## STATED TASK
Leaving out the pictures, retype the lines from the beginning of the listing through the line containing "import plotly.graph_objects as go".

## INFORMATION SHOWN
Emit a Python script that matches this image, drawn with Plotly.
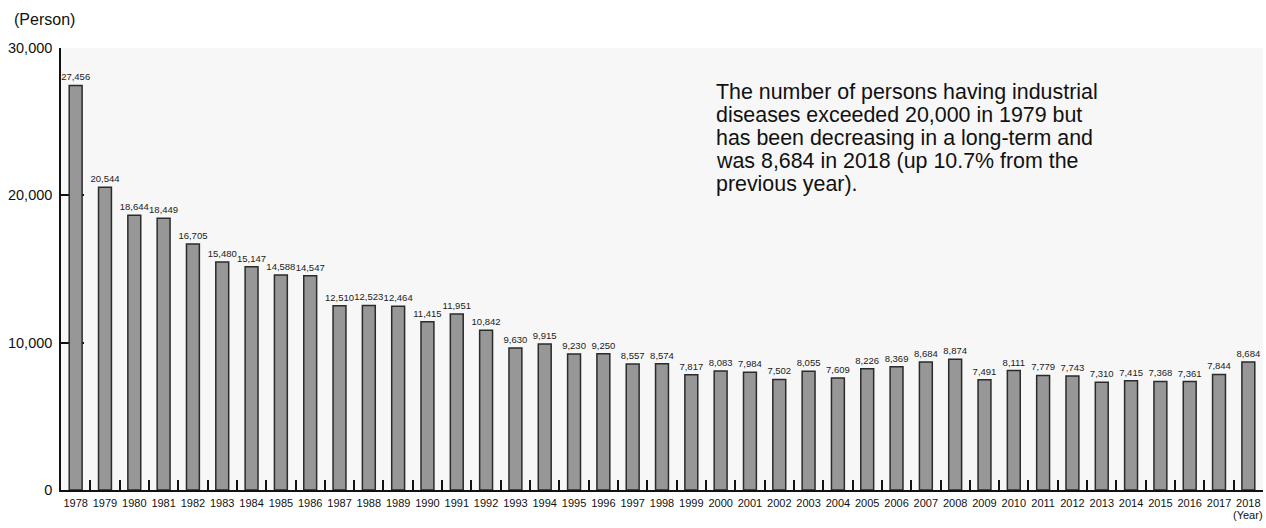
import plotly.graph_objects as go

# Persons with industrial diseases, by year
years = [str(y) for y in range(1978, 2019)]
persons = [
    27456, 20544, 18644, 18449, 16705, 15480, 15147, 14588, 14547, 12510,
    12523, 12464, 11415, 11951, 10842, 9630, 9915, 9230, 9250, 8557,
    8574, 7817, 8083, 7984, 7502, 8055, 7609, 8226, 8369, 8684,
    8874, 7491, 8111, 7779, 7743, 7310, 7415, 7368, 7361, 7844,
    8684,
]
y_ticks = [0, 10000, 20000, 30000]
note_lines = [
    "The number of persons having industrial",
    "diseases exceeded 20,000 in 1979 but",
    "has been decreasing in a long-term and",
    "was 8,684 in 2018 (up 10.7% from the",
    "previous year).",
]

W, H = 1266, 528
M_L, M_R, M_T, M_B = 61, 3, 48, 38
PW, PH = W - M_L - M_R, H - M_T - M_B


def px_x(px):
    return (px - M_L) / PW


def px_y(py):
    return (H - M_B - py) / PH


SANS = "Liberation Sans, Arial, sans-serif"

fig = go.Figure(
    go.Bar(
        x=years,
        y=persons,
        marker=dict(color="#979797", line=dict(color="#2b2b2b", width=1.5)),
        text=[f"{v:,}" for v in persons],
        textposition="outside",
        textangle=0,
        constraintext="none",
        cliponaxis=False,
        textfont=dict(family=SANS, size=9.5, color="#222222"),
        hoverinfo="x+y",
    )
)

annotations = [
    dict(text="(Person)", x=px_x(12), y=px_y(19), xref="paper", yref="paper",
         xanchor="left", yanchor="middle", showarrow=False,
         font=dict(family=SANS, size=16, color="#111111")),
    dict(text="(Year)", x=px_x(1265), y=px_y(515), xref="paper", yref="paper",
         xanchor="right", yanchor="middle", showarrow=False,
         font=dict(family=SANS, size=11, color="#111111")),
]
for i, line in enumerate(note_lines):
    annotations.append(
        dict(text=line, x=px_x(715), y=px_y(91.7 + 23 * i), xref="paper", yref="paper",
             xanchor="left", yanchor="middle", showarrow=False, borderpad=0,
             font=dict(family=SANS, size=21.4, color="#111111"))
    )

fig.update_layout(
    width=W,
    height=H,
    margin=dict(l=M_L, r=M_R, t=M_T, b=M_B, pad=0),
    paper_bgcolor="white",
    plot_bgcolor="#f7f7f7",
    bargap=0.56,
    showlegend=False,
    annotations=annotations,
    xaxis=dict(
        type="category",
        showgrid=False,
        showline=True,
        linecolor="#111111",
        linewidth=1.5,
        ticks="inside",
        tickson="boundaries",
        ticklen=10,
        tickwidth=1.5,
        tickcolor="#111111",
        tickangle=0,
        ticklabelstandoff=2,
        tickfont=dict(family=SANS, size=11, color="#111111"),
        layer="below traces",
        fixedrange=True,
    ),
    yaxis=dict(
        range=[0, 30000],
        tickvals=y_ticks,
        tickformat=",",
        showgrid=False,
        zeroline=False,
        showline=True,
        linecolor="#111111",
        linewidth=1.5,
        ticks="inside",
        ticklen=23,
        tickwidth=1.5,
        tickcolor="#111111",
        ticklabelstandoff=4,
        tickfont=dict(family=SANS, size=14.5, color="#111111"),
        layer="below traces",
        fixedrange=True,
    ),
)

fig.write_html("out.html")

## SOLVED PROBLEM
Emit a Python script that matches this image, drawn with Plotly.
import plotly.graph_objects as go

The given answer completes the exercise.